___ Data ___

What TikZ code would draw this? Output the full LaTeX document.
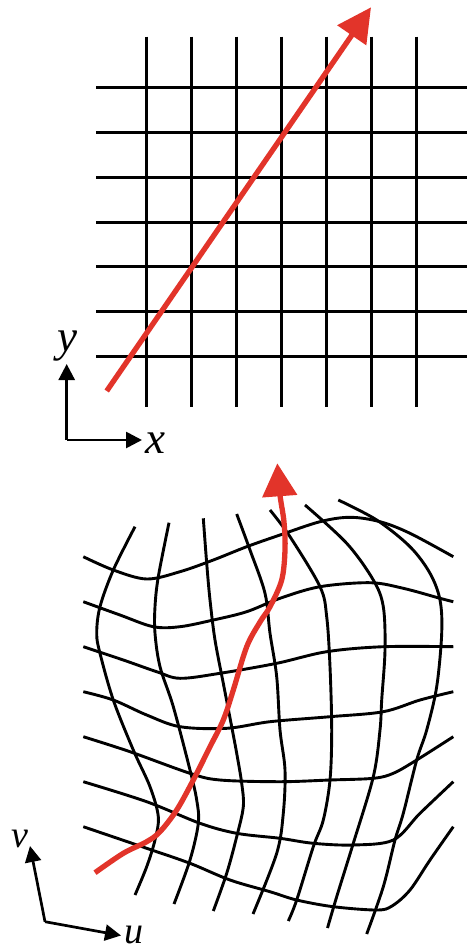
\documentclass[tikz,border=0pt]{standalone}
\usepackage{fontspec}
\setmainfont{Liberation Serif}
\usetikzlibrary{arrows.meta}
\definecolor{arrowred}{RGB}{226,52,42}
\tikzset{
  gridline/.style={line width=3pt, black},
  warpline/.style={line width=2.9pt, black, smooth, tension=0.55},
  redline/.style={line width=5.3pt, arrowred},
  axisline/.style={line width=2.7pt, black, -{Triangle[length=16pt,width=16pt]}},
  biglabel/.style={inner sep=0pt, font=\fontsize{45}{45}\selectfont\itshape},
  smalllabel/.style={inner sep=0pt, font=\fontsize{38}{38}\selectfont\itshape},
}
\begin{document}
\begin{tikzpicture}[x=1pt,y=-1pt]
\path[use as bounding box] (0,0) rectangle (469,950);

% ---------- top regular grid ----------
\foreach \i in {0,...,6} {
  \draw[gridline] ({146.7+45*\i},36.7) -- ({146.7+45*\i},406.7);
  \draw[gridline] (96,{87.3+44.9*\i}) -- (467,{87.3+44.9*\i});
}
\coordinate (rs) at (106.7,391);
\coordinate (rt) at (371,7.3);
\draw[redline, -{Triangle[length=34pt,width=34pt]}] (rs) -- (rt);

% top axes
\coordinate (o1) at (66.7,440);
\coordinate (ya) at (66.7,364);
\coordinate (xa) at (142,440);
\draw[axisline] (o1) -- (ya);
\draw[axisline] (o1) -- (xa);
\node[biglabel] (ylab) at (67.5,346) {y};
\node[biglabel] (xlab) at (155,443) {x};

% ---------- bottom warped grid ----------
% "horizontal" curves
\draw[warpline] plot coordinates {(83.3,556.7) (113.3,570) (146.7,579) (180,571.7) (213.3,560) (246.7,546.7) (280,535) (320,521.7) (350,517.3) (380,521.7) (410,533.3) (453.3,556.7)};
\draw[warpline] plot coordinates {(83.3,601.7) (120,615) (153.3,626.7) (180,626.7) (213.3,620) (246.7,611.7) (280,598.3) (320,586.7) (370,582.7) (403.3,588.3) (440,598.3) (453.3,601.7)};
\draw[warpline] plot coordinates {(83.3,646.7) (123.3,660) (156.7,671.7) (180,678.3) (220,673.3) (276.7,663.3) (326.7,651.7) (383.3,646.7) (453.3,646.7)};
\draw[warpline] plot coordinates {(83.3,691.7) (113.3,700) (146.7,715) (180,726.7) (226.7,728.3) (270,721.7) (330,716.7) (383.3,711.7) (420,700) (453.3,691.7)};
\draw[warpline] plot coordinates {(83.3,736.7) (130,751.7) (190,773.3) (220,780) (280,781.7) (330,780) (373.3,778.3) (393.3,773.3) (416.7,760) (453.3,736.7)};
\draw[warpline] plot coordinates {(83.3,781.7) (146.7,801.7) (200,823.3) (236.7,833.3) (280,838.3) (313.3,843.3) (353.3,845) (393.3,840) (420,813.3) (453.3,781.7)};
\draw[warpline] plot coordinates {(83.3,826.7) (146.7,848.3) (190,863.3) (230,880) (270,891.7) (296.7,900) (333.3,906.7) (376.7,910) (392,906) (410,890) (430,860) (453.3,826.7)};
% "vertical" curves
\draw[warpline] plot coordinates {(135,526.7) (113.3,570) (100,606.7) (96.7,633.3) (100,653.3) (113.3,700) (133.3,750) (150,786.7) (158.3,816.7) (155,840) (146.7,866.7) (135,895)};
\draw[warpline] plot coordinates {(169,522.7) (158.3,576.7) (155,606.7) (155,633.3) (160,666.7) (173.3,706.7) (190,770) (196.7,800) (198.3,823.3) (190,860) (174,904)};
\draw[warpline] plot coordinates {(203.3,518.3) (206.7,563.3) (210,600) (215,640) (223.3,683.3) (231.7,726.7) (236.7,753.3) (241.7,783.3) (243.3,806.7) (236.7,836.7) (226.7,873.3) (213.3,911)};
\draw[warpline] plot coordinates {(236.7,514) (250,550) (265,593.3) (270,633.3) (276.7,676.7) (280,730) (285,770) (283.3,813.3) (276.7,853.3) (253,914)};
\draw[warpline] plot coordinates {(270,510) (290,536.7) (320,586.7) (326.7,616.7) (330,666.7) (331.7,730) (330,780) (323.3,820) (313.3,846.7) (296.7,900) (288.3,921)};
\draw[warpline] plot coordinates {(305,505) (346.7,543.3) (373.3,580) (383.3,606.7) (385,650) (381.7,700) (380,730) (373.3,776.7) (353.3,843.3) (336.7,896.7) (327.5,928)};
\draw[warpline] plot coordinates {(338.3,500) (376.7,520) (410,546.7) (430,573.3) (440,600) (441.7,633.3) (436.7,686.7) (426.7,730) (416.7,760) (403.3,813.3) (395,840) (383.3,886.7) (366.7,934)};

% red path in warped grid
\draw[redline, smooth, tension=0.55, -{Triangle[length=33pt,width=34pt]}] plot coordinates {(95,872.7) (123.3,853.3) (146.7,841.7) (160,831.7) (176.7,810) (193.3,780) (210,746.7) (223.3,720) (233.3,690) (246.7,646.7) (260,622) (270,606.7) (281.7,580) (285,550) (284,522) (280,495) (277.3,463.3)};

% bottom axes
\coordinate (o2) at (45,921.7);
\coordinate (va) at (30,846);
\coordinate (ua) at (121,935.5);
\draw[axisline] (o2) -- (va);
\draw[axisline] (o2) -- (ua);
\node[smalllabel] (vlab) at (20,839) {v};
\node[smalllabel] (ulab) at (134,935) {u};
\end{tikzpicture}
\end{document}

___

* _Directions for this task_: Reproduce the data above word for word from its first line through the line that holds "(xlab) at (155,443)", both ends included; skip pictures.

* _Solution below_:
What TikZ code would draw this? Output the full LaTeX document.
\documentclass[tikz,border=0pt]{standalone}
\usepackage{fontspec}
\setmainfont{Liberation Serif}
\usetikzlibrary{arrows.meta}
\definecolor{arrowred}{RGB}{226,52,42}
\tikzset{
  gridline/.style={line width=3pt, black},
  warpline/.style={line width=2.9pt, black, smooth, tension=0.55},
  redline/.style={line width=5.3pt, arrowred},
  axisline/.style={line width=2.7pt, black, -{Triangle[length=16pt,width=16pt]}},
  biglabel/.style={inner sep=0pt, font=\fontsize{45}{45}\selectfont\itshape},
  smalllabel/.style={inner sep=0pt, font=\fontsize{38}{38}\selectfont\itshape},
}
\begin{document}
\begin{tikzpicture}[x=1pt,y=-1pt]
\path[use as bounding box] (0,0) rectangle (469,950);

% ---------- top regular grid ----------
\foreach \i in {0,...,6} {
  \draw[gridline] ({146.7+45*\i},36.7) -- ({146.7+45*\i},406.7);
  \draw[gridline] (96,{87.3+44.9*\i}) -- (467,{87.3+44.9*\i});
}
\coordinate (rs) at (106.7,391);
\coordinate (rt) at (371,7.3);
\draw[redline, -{Triangle[length=34pt,width=34pt]}] (rs) -- (rt);

% top axes
\coordinate (o1) at (66.7,440);
\coordinate (ya) at (66.7,364);
\coordinate (xa) at (142,440);
\draw[axisline] (o1) -- (ya);
\draw[axisline] (o1) -- (xa);
\node[biglabel] (ylab) at (67.5,346) {y};
\node[biglabel] (xlab) at (155,443) {x};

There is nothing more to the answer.